= Continuous predicate =

Continuous predicate is a term coined by Charles Sanders Peirce (1839–1914) to describe a special type of relational predicate that results as the limit of a recursive process of hypostatic abstraction.

Here is one of Peirce's definitive discussions of the concept:

When we have analyzed a proposition so as to throw into the subject everything that can be removed from the predicate, all that it remains for the predicate to represent is the form of connection between the different subjects as expressed in the propositional form. What I mean by "everything that can be removed from the predicate" is best explained by giving an example of something not so removable.

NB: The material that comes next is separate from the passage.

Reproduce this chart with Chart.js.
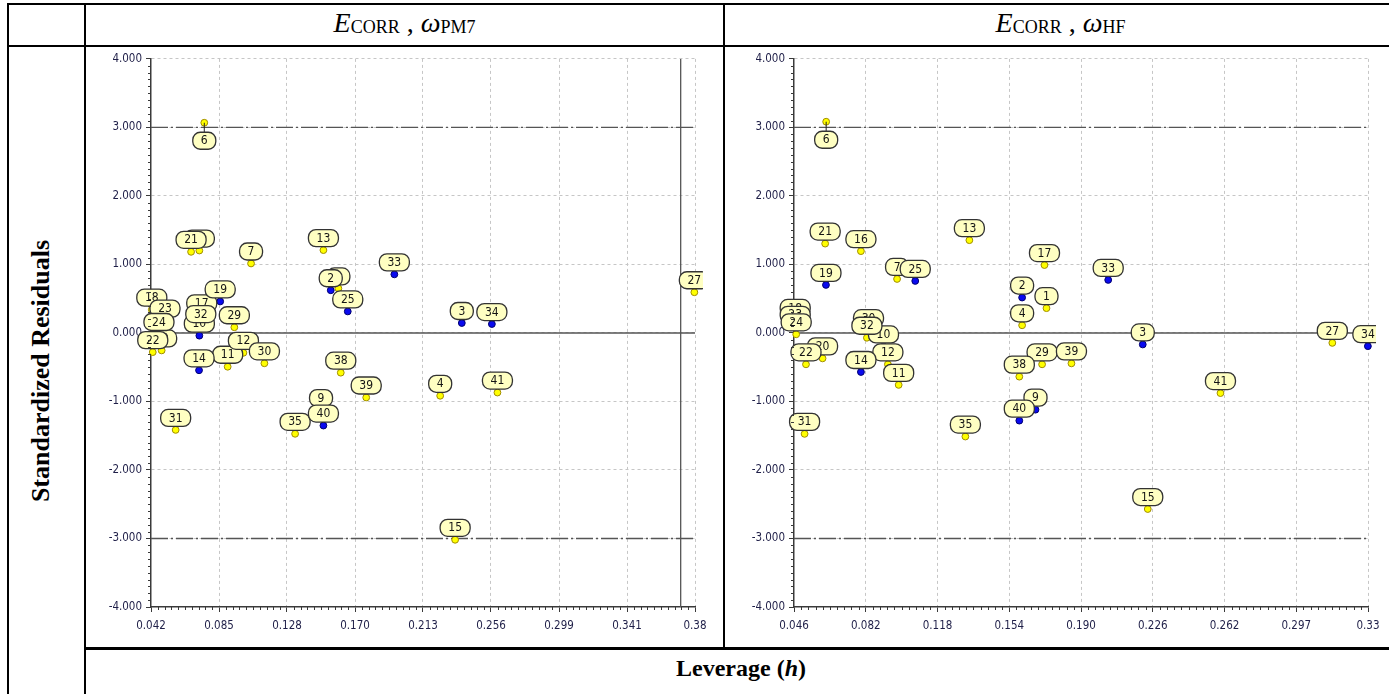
<!DOCTYPE html>
<html>
<head>
<meta charset="utf-8">
<title>Williams plots</title>
<script src="https://cdn.jsdelivr.net/npm/chart.js@4.4.0/dist/chart.umd.min.js"></script>
<style>
  html, body { margin: 0; padding: 0; background: #fff; }
  #page { position: relative; width: 1389px; height: 694px; overflow: hidden; background: #fff; }
  .hl { position: absolute; height: 2px; background: #000; }
  .vl { position: absolute; width: 2px; background: #000; }
  .title { position: absolute; top: 3px; height: 40px; display: flex; align-items: center; justify-content: center;
           font-family: "Liberation Serif", "Times New Roman", serif; font-size: 28px; color: #000; white-space: nowrap; }
  .title sub { font-size: 18px; vertical-align: baseline; position: relative; top: 4px; }
  .bold { font-family: "Liberation Serif", "Times New Roman", serif; font-weight: bold; font-size: 24px; color: #000; white-space: nowrap; }
  canvas { position: absolute; }
</style>
</head>
<body>
<div id="page">
  <!-- table rules -->
  <div class="hl" style="left:7px; top:3px; width:1389px;"></div>
  <div class="hl" style="left:7px; top:45px; width:1389px;"></div>
  <div class="hl" style="left:84px; top:647px; width:1312px; height:3px;"></div>
  <div class="vl" style="left:7px; top:3px; height:691px;"></div>
  <div class="vl" style="left:84px; top:3px; height:691px;"></div>
  <div class="vl" style="left:723px; top:3px; height:645px;"></div>

  <div class="title" style="left:86px; width:637px;"><i>E</i><sub>CORR</sub>&nbsp;,&nbsp;<i>ω</i><sub>PM7</sub></div>
  <div class="title" style="left:725px; width:671px;"><i>E</i><sub>CORR</sub>&nbsp;,&nbsp;<i>ω</i><sub>HF</sub></div>

  <div style="position:absolute; left:9px; top:47px; width:64px; height:647px; display:flex; align-items:center; justify-content:center;">
    <span class="bold" style="display:inline-block; transform:rotate(-90deg); font-size:26px;">Standardized Residuals</span>
  </div>
  <div style="position:absolute; left:86px; top:650px; width:1310px; height:36px; display:flex; align-items:center; justify-content:center;">
    <span class="bold">Leverage (<i>h</i>)</span>
  </div>

  <canvas id="pm7" width="634" height="598" style="left:88px; top:48px;"></canvas>
  <canvas id="hf" width="662" height="598" style="left:727px; top:48px;"></canvas>
</div>

<script>
// Compound numbers and their set (train / test), shared by both models
const compounds = [1, 2, 3, 4, 6, 7, 9, 10, 11, 12, 13, 14, 15, 16, 17, 18, 19, 20, 21, 22, 23, 24, 25, 27, 29, 30, 31, 32, 33, 34, 35, 38, 39, 40, 41];
const compoundSet = ['train','test','test','train','train','train','test','test','train','train','train','test','train','train','train','train','test','train','train','train','train','train','test','train','train','train','train','train','test','test','train','train','train','test','train'];

// E_CORR model with PM7 descriptors
const pm7Leverage = [0.1598, 0.1550, 0.2374, 0.2238, 0.0755, 0.1049, 0.1489, 0.0724, 0.0902, 0.1001, 0.1504, 0.0722, 0.2332, 0.0724, 0.0739, 0.0425, 0.0855, 0.0487, 0.0672, 0.0431, 0.0508, 0.0470, 0.1657, 0.3836, 0.0944, 0.1133, 0.0575, 0.0733, 0.1950, 0.2563, 0.1326, 0.1613, 0.1773, 0.1504, 0.2598];
const pm7Residual = [0.650, 0.623, 0.145, -0.917, 3.068, 1.014, -1.125, -0.040, -0.493, -0.290, 1.209, -0.545, -3.019, 1.203, 0.257, 0.340, 0.460, -0.255, 1.184, -0.280, 0.180, -0.015, 0.314, 0.594, 0.083, -0.443, -1.415, 0.100, 0.855, 0.130, -1.472, -0.580, -0.942, -1.352, -0.870];

// E_CORR model with HF descriptors
const hfLeverage = [0.1725, 0.1603, 0.2207, 0.1603, 0.0622, 0.0977, 0.1670, 0.0909, 0.0985, 0.0931, 0.1339, 0.0796, 0.2232, 0.0796, 0.1715, 0.0467, 0.0621, 0.0604, 0.0617, 0.0521, 0.0467, 0.0472, 0.1068, 0.3156, 0.1703, 0.0834, 0.0514, 0.0826, 0.2034, 0.3334, 0.1319, 0.1589, 0.1850, 0.1589, 0.2596];
const hfResidual = [0.362, 0.517, -0.168, 0.112, 3.083, 0.788, -1.120, -0.197, -0.758, -0.458, 1.354, -0.570, -2.570, 1.194, 0.991, 0.190, 0.701, -0.371, 1.304, -0.458, 0.090, -0.020, 0.759, -0.145, -0.458, 0.040, -1.473, -0.070, 0.774, -0.193, -1.512, -0.638, -0.444, -1.280, -0.878];

// Axis ticks
const pm7XTicks = [0.042, 0.08475, 0.1275, 0.17025, 0.213, 0.25575, 0.2985, 0.34125, 0.384];
const pm7XLabels = ['0.042', '0.085', '0.128', '0.170', '0.213', '0.256', '0.299', '0.341', '0.38'];
const hfXTicks = [0.0461, 0.08202, 0.11794, 0.15386, 0.18978, 0.2257, 0.26162, 0.29754, 0.33346];
const hfXLabels = ['0.046', '0.082', '0.118', '0.154', '0.190', '0.226', '0.262', '0.297', '0.33'];
const yTicks = [-4, -3, -2, -1, 0, 1, 2, 3, 4];
const yLabels = ['-4.000', '-3.000', '-2.000', '-1.000', '0.000', '1.000', '2.000', '3.000', '4.000'];

// Residual cut-offs and warning leverage h*
const residualLimits = [3, -3];
const pm7HStar = 0.375;

const TICK_FONT = { family: '"DejaVu Sans Condensed", "DejaVu Sans", sans-serif', size: 11.5 };
const TICK_COLOR = '#1f1f48';
const AXIS_COLOR = '#3a3a3a';
const REF_COLOR = '#555555';

// small unlabelled ticks between the major ones (10 subdivisions)
const minorTicks = {
  id: 'minorTicks',
  afterDraw(chart) {
    const { ctx, chartArea: a } = chart;
    const xs = chart.scales.x, ys = chart.scales.y;
    ctx.save();
    ctx.strokeStyle = AXIS_COLOR;
    ctx.lineWidth = 1;
    ctx.beginPath();
    const xt = xs.ticks.map(t => t.value);
    for (let i = 0; i < xt.length - 1; i++) {
      for (let k = 1; k < 10; k++) {
        const px = Math.round(xs.getPixelForValue(xt[i] + (xt[i + 1] - xt[i]) * k / 10)) + 0.5;
        ctx.moveTo(px, a.bottom);
        ctx.lineTo(px, a.bottom + 3);
      }
    }
    const yt = ys.ticks.map(t => t.value);
    for (let i = 0; i < yt.length - 1; i++) {
      for (let k = 1; k < 10; k++) {
        const py = Math.round(ys.getPixelForValue(yt[i] + (yt[i + 1] - yt[i]) * k / 10)) + 0.5;
        ctx.moveTo(a.left, py);
        ctx.lineTo(a.left - 3, py);
      }
    }
    ctx.stroke();
    ctx.restore();
  }
};

// pale yellow name tags sitting on each point
const idTags = {
  id: 'idTags',
  afterDatasetsDraw(chart, args, opts) {
    const meta = chart.getDatasetMeta(0);
    const { ctx, chartArea: a } = chart;
    ctx.save();
    ctx.beginPath();
    ctx.rect(0, 0, a.right + 8, a.bottom);
    ctx.clip();
    ctx.font = '12px "DejaVu Sans Condensed", "DejaVu Sans", sans-serif';
    ctx.textAlign = 'center';
    ctx.textBaseline = 'middle';
    meta.data.forEach((pt, i) => {
      const label = String(compounds[i]);
      const below = opts.below.includes(compounds[i]);
      const w = Math.round(ctx.measureText(label).width) + 16;
      const h = 17;
      const cx = pt.x;
      const cy = below ? pt.y + 18 : pt.y - 12;
      if (below) {
        ctx.strokeStyle = '#222';
        ctx.lineWidth = 1;
        ctx.beginPath();
        ctx.moveTo(cx, pt.y);
        ctx.lineTo(cx, cy - h / 2);
        ctx.stroke();
      }
      const x0 = cx - w / 2, y0 = cy - h / 2, r = 7.5;
      ctx.beginPath();
      ctx.moveTo(x0 + r, y0);
      ctx.lineTo(x0 + w - r, y0);
      ctx.arcTo(x0 + w, y0, x0 + w, y0 + r, r);
      ctx.lineTo(x0 + w, y0 + h - r);
      ctx.arcTo(x0 + w, y0 + h, x0 + w - r, y0 + h, r);
      ctx.lineTo(x0 + r, y0 + h);
      ctx.arcTo(x0, y0 + h, x0, y0 + h - r, r);
      ctx.lineTo(x0, y0 + r);
      ctx.arcTo(x0, y0, x0 + r, y0, r);
      ctx.closePath();
      ctx.fillStyle = '#ffffc2';
      ctx.fill();
      ctx.strokeStyle = '#333333';
      ctx.lineWidth = 1.3;
      ctx.stroke();
      ctx.fillStyle = '#141414';
      ctx.fillText(label, cx, cy + 0.5);
    });
    ctx.restore();
  }
};

function refLine(points, dash, width) {
  return {
    type: 'line', data: points, borderColor: REF_COLOR, borderWidth: width, borderDash: dash,
    pointRadius: 0, pointHoverRadius: 0, fill: false, tension: 0, order: 1
  };
}

function buildChart(id, leverage, residual, xTicks, xLabels, yWidth, padRight, hStar) {
  const xMin = xTicks[0], xMax = xTicks[xTicks.length - 1];
  const datasets = [{
    type: 'scatter',
    data: leverage.map((h, i) => ({ x: h, y: residual[i] })),
    backgroundColor: compoundSet.map(s => s === 'test' ? '#0a0aef' : '#ffff00'),
    borderColor: compoundSet.map(s => s === 'test' ? '#00006e' : '#a08c00'),
    borderWidth: 1, pointRadius: 3.4, pointHoverRadius: 3.4, clip: false, order: 0
  }];
  residualLimits.forEach(v => datasets.push(refLine([{ x: xMin, y: v }, { x: xMax, y: v }], [17, 3, 2, 3], 1.4)));
  datasets.push(refLine([{ x: xMin, y: 0 }, { x: xMax, y: 0 }], [], 1.5));
  if (hStar) datasets.push(refLine([{ x: hStar, y: -4 }, { x: hStar, y: 4 }], [], 1.3));

  const gridColor = c => (c.index === 0 ? 'rgba(0,0,0,0)' : '#c6c6c6');
  return new Chart(document.getElementById(id), {
    data: { datasets },
    plugins: [minorTicks, idTags],
    options: {
      responsive: false, animation: false, devicePixelRatio: 1,
      layout: { padding: { left: 0, top: 8, right: padRight, bottom: 0 } },
      plugins: { legend: { display: false }, tooltip: { enabled: false }, idTags: { below: [6] } },
      events: [],
      scales: {
        x: {
          type: 'linear', min: xMin, max: xMax,
          afterBuildTicks: s => { s.ticks = xTicks.map(v => ({ value: v })); },
          afterFit: s => { s.height = 39; },
          ticks: { callback: (v, i) => xLabels[i], font: TICK_FONT, color: TICK_COLOR, padding: 7, autoSkip: false, maxRotation: 0 },
          grid: { color: gridColor, lineWidth: 1, tickColor: AXIS_COLOR, tickLength: 5, tickWidth: 1 },
          border: { color: AXIS_COLOR, width: 1.5, dash: [3, 3] }
        },
        y: {
          type: 'linear', min: -4, max: 4,
          afterBuildTicks: s => { s.ticks = yTicks.map(v => ({ value: v })); },
          afterFit: s => { s.width = yWidth; },
          ticks: { callback: (v, i) => yLabels[i], font: TICK_FONT, color: TICK_COLOR, padding: 4, autoSkip: false },
          grid: { color: gridColor, lineWidth: 1, tickColor: AXIS_COLOR, tickLength: 5, tickWidth: 1 },
          border: { color: AXIS_COLOR, width: 1.5, dash: [3, 3] }
        }
      }
    }
  });
}

buildChart('pm7', pm7Leverage, pm7Residual, pm7XTicks, pm7XLabels, 63, 27, pm7HStar);
buildChart('hf', hfLeverage, hfResidual, hfXTicks, hfXLabels, 67, 21, null);
</script>
</body>
</html>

But first take something removable. "Cain kills Abel." Here the predicate appears as "— kills —." But we can remove killing from the predicate and make the latter "— stands in the relation — to —." Suppose we attempt to remove more from the predicate and put the last into the form "— exercises the function of relate of the relation — to —" and then putting "the function of relate to the relation" into another subject leave as predicate "— exercises — in respect to — to —." But this "exercises" expresses "exercises the function". Nay more, it expresses "exercises the function of relate", so that we find that though we may put this into a separate subject, it continues in the predicate just the same.

Stating this in another form, to say that "A is in the relation R to B" is to say that A is in a certain relation to R. Let us separate this out thus: "A is in the relation R¹ (where R¹ is the relation of a relate to the relation of which it is the relate) to R to B". But A is here said to be in a certain relation to the relation R¹. So that we can express the same fact by saying, "A is in the relation R¹ to the relation R¹ to the relation R to B", and so on ad infinitum.

A predicate which can thus be analyzed into parts all homogeneous with the whole I call a continuous predicate. It is very important in logical analysis, because a continuous predicate obviously cannot be a compound except of continuous predicates, and thus when we have carried analysis so far as to leave only a continuous predicate, we have carried it to its ultimate elements. (C.S. Peirce, "Letters to Lady Welby" (14 December 1908), Selected Writings, pp. 396–397).